If your goals are a bit too ambitious, if they’re a bit too high, or if you’re starting too far down the mountain, he’s your sherpa.

And if you think you’ve been to the deepest, darkest depths, he’s the Jacques Cousteau who has documentation of things even deeper and darker.

He is the Lewis and Clark of the untamed West of our minds, and he’s brought back maps of how to get deeper into the wilds than anyone before, and how to get back.

After growing up struggling to read; suffering beatings at the hands of his father, having to witness the same happen to his brother and mother; growing up near an active chapter of the Klan and suffering the daily racism that comes along with that; he found himself a grown man, 300 pounds spraying for cockroaches and not happy with any of it.

And apparently, he didn’t know anything about setting goals, because he decided his next step would be to be a Navy SEAL, one of the most demanding, challenging and selective fighting forces in the American military. To have any hope of achieving that goal, not only would he have to lose 100 pounds and catch up a life’s worth of fitness just to qualify for the training and selection process, but he was also still miles away on the academic side.

The simple unembellished details of his life and how he met those goals — and so many more — are inspiring, but honestly what I find so much more valuable are the mental devices he’s created, the perspectives and psychological hacks he’s created to enable him to achieve more than anyone thought that kid from Brazil, Ind., or an overweight, unfulfilled exterminator ever would.
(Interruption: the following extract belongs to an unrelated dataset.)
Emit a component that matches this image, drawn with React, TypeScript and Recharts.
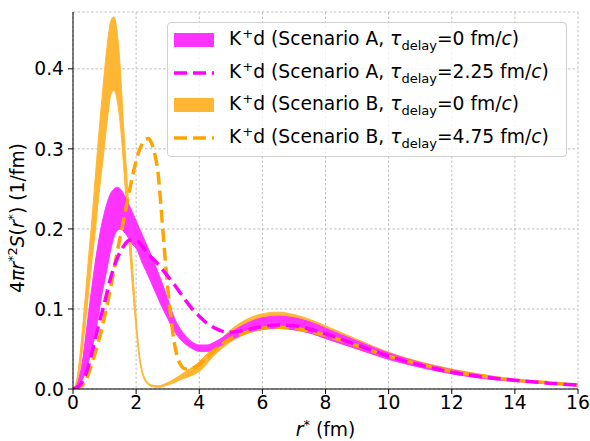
import React from "react";
import { ComposedChart, Area, Line, XAxis, YAxis, CartesianGrid } from "recharts";

const xTicks = [0, 2, 4, 6, 8, 10, 12, 14, 16];
const yTicks = [0, 0.1, 0.2, 0.3, 0.4];

// Scenario A, tau_delay = 0 (band)
const bandAX = [
  0, 0.1, 0.2, 0.3, 0.4, 0.5, 0.6, 0.7, 0.8, 0.9, 1.0, 1.1, 1.2, 1.3, 1.4, 1.5, 1.6, 1.7, 1.8, 1.9, 2.0,
  2.2, 2.4, 2.6, 2.8, 3.0, 3.2, 3.4, 3.6, 3.8, 4.0, 4.25, 4.5, 5, 5.5, 6, 6.5, 7, 7.5, 8, 9, 10, 11, 12, 13, 14, 15, 16,
];
const bandAHigh = [
  0, 0.003, 0.015, 0.035, 0.065, 0.097, 0.128, 0.157, 0.182, 0.204, 0.221, 0.235, 0.245, 0.25, 0.252, 0.25, 0.244, 0.236, 0.228, 0.219, 0.21,
  0.192, 0.174, 0.155, 0.135, 0.113, 0.09, 0.075, 0.065, 0.058, 0.055, 0.055, 0.059, 0.071, 0.082, 0.089, 0.091, 0.089, 0.084, 0.076, 0.06, 0.045, 0.033, 0.024, 0.017, 0.012, 0.008, 0.0055,
];
const bandALow = [
  0, 0.001, 0.005, 0.012, 0.022, 0.035, 0.05, 0.068, 0.09, 0.115, 0.135, 0.155, 0.175, 0.19, 0.198, 0.2, 0.197, 0.192, 0.186, 0.18, 0.176,
  0.157, 0.14, 0.122, 0.104, 0.088, 0.073, 0.062, 0.055, 0.05, 0.047, 0.047, 0.051, 0.061, 0.07, 0.075, 0.076, 0.074, 0.07, 0.063, 0.05, 0.037, 0.027, 0.019, 0.013, 0.0095, 0.0065, 0.004,
];

// Scenario B, tau_delay = 0 (band)
const bandBX = [
  0, 0.1, 0.2, 0.3, 0.4, 0.5, 0.6, 0.7, 0.8, 0.9, 1.0, 1.1, 1.2, 1.3, 1.4, 1.5, 1.6, 1.7, 1.8, 1.9, 2.0, 2.1, 2.2, 2.3, 2.4, 2.5,
  2.7, 3.0, 3.5, 4, 4.5, 5, 5.5, 6, 6.5, 7, 7.5, 8, 9, 10, 11, 12, 13, 14, 15, 16,
];
const bandBHigh = [
  0, 0.008, 0.035, 0.075, 0.12, 0.168, 0.212, 0.262, 0.31, 0.355, 0.398, 0.435, 0.46, 0.465, 0.445, 0.4, 0.33, 0.27, 0.205, 0.145, 0.09, 0.045, 0.022, 0.012, 0.007, 0.005,
  0.004, 0.008, 0.02, 0.034, 0.055, 0.074, 0.087, 0.094, 0.096, 0.093, 0.087, 0.079, 0.062, 0.046, 0.034, 0.025, 0.018, 0.012, 0.008, 0.006,
];
const bandBLow = [
  0, 0.004, 0.02, 0.05, 0.085, 0.122, 0.16, 0.195, 0.235, 0.27, 0.305, 0.34, 0.368, 0.373, 0.36, 0.33, 0.28, 0.225, 0.17, 0.12, 0.075, 0.038, 0.018, 0.009, 0.005, 0.003,
  0.002, 0.005, 0.013, 0.022, 0.043, 0.059, 0.069, 0.074, 0.076, 0.074, 0.07, 0.064, 0.051, 0.038, 0.028, 0.02, 0.014, 0.01, 0.007, 0.004,
];

// Scenario A, tau_delay = 2.25 fm/c (dashed)
const lineAX = [
  0, 0.2, 0.4, 0.6, 0.8, 1.0, 1.2, 1.4, 1.6, 1.8, 2.0, 2.2, 2.4, 2.6, 2.8, 3.0, 3.2, 3.4, 3.6, 3.8, 4.0,
  4.25, 4.5, 4.75, 5, 5.5, 6, 6.5, 7, 7.5, 8, 9, 10, 11, 12, 13, 14, 15, 16,
];
const lineAY = [
  0, 0.004, 0.018, 0.045, 0.078, 0.108, 0.14, 0.163, 0.178, 0.186, 0.186, 0.178, 0.168, 0.16, 0.151, 0.141, 0.131, 0.12, 0.109, 0.099, 0.091,
  0.082, 0.076, 0.072, 0.071, 0.074, 0.078, 0.08, 0.079, 0.075, 0.069, 0.055, 0.041, 0.03, 0.021, 0.015, 0.011, 0.0075, 0.005,
];

// Scenario B, tau_delay = 4.75 fm/c (dashed)
const lineBX = [
  0, 0.2, 0.4, 0.6, 0.8, 1.0, 1.2, 1.4, 1.6, 1.8, 2.0, 2.1, 2.2, 2.3, 2.4, 2.5, 2.6, 2.7, 2.8, 2.9, 3.0, 3.1, 3.2, 3.3, 3.4, 3.5, 3.6, 3.8, 4.0,
  4.25, 4.5, 4.75, 5, 5.5, 6, 6.5, 7, 7.5, 8, 9, 10, 11, 12, 13, 14, 15, 16,
];
const lineBY = [
  0, 0.002, 0.01, 0.032, 0.058, 0.09, 0.128, 0.171, 0.21, 0.25, 0.285, 0.298, 0.307, 0.312, 0.313, 0.306, 0.292, 0.268, 0.222, 0.172, 0.128, 0.09, 0.06, 0.041, 0.031, 0.026, 0.025, 0.026, 0.031,
  0.04, 0.049, 0.057, 0.063, 0.071, 0.076, 0.077, 0.076, 0.072, 0.067, 0.054, 0.041, 0.031, 0.022, 0.016, 0.011, 0.008, 0.005,
];

const toBand = (xs: number[], lo: number[], hi: number[]) =>
  xs.map((r, i) => ({ r, band: [lo[i], hi[i]] }));
const toLine = (xs: number[], ys: number[]) => xs.map((r, i) => ({ r, v: ys[i] }));

const MAGENTA = "#ff00ff";
const ORANGE = "#ffa500";
const MAGENTA_FILL = "#ff33ff";
const ORANGE_FILL = "#ffb733";
const FONT = "DejaVu Sans";
const FS = 18.7;
const SUP = 13;

const XLabel = (props: any) => {
  const vb = props.viewBox || { x: 73, y: 389, width: 505 };
  const cx = vb.x + vb.width / 2;
  return (
    <text x={cx} y={436} textAnchor="middle" fontSize={FS} fontFamily={FONT} fill="#000">
      <tspan fontStyle="italic">r</tspan>
      <tspan dy={-7} fontSize={SUP}>*</tspan>
      <tspan dy={7}>{"  (fm)"}</tspan>
    </text>
  );
};

const YLabel = () => {
  const x = 24;
  const y = 218;
  return (
    <text x={x} y={y} transform={`rotate(-90, ${x}, ${y})`} textAnchor="middle" fontSize={FS} fontFamily={FONT} fill="#000">
      <tspan>4</tspan>
      <tspan fontStyle="italic">πr</tspan>
      <tspan dy={-7} fontSize={SUP}>*2</tspan>
      <tspan dy={7} fontStyle="italic">S</tspan>
      <tspan>(</tspan>
      <tspan fontStyle="italic">r</tspan>
      <tspan dy={-7} fontSize={SUP}>*</tspan>
      <tspan dy={7}>{") (1/fm)"}</tspan>
    </text>
  );
};

const legendItems = [
  { scen: "A", tau: "0", color: MAGENTA_FILL, dashed: false },
  { scen: "A", tau: "2.25", color: MAGENTA, dashed: true },
  { scen: "B", tau: "0", color: ORANGE_FILL, dashed: false },
  { scen: "B", tau: "4.75", color: ORANGE, dashed: true },
];

const Legend = () => (
  <div
    style={{
      position: "absolute",
      left: 167,
      top: 22,
      width: 400,
      height: 135,
      boxSizing: "border-box",
      border: "1px solid #d0d0d0",
      borderRadius: 4,
      background: "rgba(255,255,255,0.8)",
      fontFamily: FONT,
      fontSize: FS,
      color: "#000",
    }}
  >
    {legendItems.map((it, i) => (
      <div
        key={i}
        style={{ position: "absolute", left: 6, top: 5 + i * 32.7, height: 24, display: "flex", alignItems: "center", whiteSpace: "nowrap" }}
      >
        <svg width={40} height={24}>
          {it.dashed ? (
            <line x1={0} y1={12} x2={40} y2={12} stroke={it.color} strokeWidth={3.5} strokeDasharray="13 6" />
          ) : (
            <rect x={0} y={5} width={40} height={14} fill={it.color} />
          )}
        </svg>
        <span style={{ marginLeft: 15, lineHeight: "24px" }}>
          K<sup style={{ fontSize: SUP, verticalAlign: 7, marginLeft: 1 }}>+</sup>
          {"d (Scenario " + it.scen + ", "}
          <i>τ</i>
          <sub style={{ fontSize: SUP, verticalAlign: -5 }}>delay</sub>
          {"=" + it.tau + " fm/"}
          <i>c</i>)
        </span>
      </div>
    ))}
  </div>
);

export default function App() {
  const tickStyle = { fontSize: FS, fill: "#000", fontFamily: FONT };
  return (
    <div style={{ position: "absolute", left: 0, top: 0, width: 590, height: 441, background: "#fff" }}>
      <ComposedChart width={590} height={441} margin={{ top: 12, right: 12, bottom: 0, left: 0 }}>
        <CartesianGrid stroke="#b0b0b0" strokeDasharray="2.5 2" strokeWidth={0.8} />
        <XAxis
          dataKey="r"
          type="number"
          domain={[0, 16]}
          ticks={xTicks}
          allowDataOverflow
          height={52}
          tick={tickStyle}
          tickSize={5}
          tickMargin={2}
          tickLine={{ stroke: "#000" }}
          axisLine={{ stroke: "#000" }}
          label={<XLabel />}
        />
        <XAxis xAxisId="top" orientation="top" type="number" domain={[0, 16]} height={0} tick={false} tickLine={false} axisLine={{ stroke: "#000" }} />
        <YAxis
          type="number"
          domain={[0, 0.471]}
          ticks={yTicks}
          allowDataOverflow
          width={73}
          tick={tickStyle}
          tickSize={5}
          tickMargin={4}
          tickFormatter={(v: number) => v.toFixed(1)}
          tickLine={{ stroke: "#000" }}
          axisLine={{ stroke: "#000" }}
          label={<YLabel />}
        />
        <YAxis yAxisId="right" orientation="right" type="number" domain={[0, 0.471]} width={0} tick={false} tickLine={false} axisLine={{ stroke: "#000" }} />
        <Area
          data={toBand(bandBX, bandBLow, bandBHigh)}
          dataKey="band"
          type="monotone"
          fill={ORANGE_FILL}
          fillOpacity={1}
          stroke={ORANGE_FILL}
          strokeWidth={1}
          isAnimationActive={false}
        />
        <Area
          data={toBand(bandAX, bandALow, bandAHigh)}
          dataKey="band"
          type="monotone"
          fill={MAGENTA_FILL}
          fillOpacity={1}
          stroke={MAGENTA_FILL}
          strokeWidth={1}
          isAnimationActive={false}
        />
        <Line
          data={toLine(lineBX, lineBY)}
          dataKey="v"
          type="monotone"
          stroke={ORANGE}
          strokeWidth={3.5}
          strokeDasharray="13 6"
          dot={false}
          isAnimationActive={false}
        />
        <Line
          data={toLine(lineAX, lineAY)}
          dataKey="v"
          type="monotone"
          stroke={MAGENTA}
          strokeWidth={3.5}
          strokeDasharray="13 6"
          dot={false}
          isAnimationActive={false}
        />
      </ComposedChart>
      <Legend />
    </div>
  );
}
And his ability to lay them out. 

The edge

One of the writers I idolized in my college years was Hunter S. Thompson who said this: “The edge … There is no honest way to explain it because the only people who really know where it is are the ones who have gone over.”

That’s Goggins. He’s the Mars rover. He’s a scout on the dark side of the moon, sending back images of things we’d never see without him.

He is willing to push his body till it breaks. Because he wants to be uncommon amongst the uncommon, he’s willing to push farther than the rest of us, and because he’s figured out how to push himself over the edge, he’s reporting back on what we can do to push closer to that edge. 

What do I mean by that? 

I’m thinking of Goggins-isms. Neatly packaged bundles of thoughts that you can unravel when things get hard, or have ready for that eventuality.

Like, the idea of callusing the mind. Not that long ago he held the pull-up record, a feat that required him to destroy his hands and let them callous over. Much the same, to accomplish goals like running the 135-mile Badwater ultra-marathon through Death Valley, he had to callous over his mind.  

That the mind is a governor, he said. Like the device in cars that caps their top speeds, your mind will tell you you’re not capable of things to try to protect you. Having pushed past what his mind said he couldn’t do, having mastered his mind, as he puts it, he knows it’s a lie. And not just in his mind, but your mind.

There is so much in what Goggins is putting out that can help all of us achieve more, not just in running, or pull-ups, but in any goal that means something to us. For me, that’s writing a novel. Putting together something good enough to sell, and for people to read and love and come away thinking differently about themselves in the world around them.

You can’t do that through normal effort, especially not with a family, a demanding career and a long list of other goals. That takes pushing past the governor. And some of these devices — even more than black coffee and Red Bull — can help us do that. 

In the next few posts I hope to unpack and delve deeper into some of my favorite Goggins-isms from his newest book “Never Finished,” — like the moldy cookies in the cookie jar, the personal oath and the one-second decision — In hopes of maybe making them even more relatable and usable.

Because, you see, I’m not a shirtless Navy SEAL running through the desert. I’m just an average dad with a good life that knows that he wants more, knows he’s going to have to work harder to get it and is building on Goggins’ work and research to do just that. Because this work is for anybody looking to get more out of themselves, which should be all of us.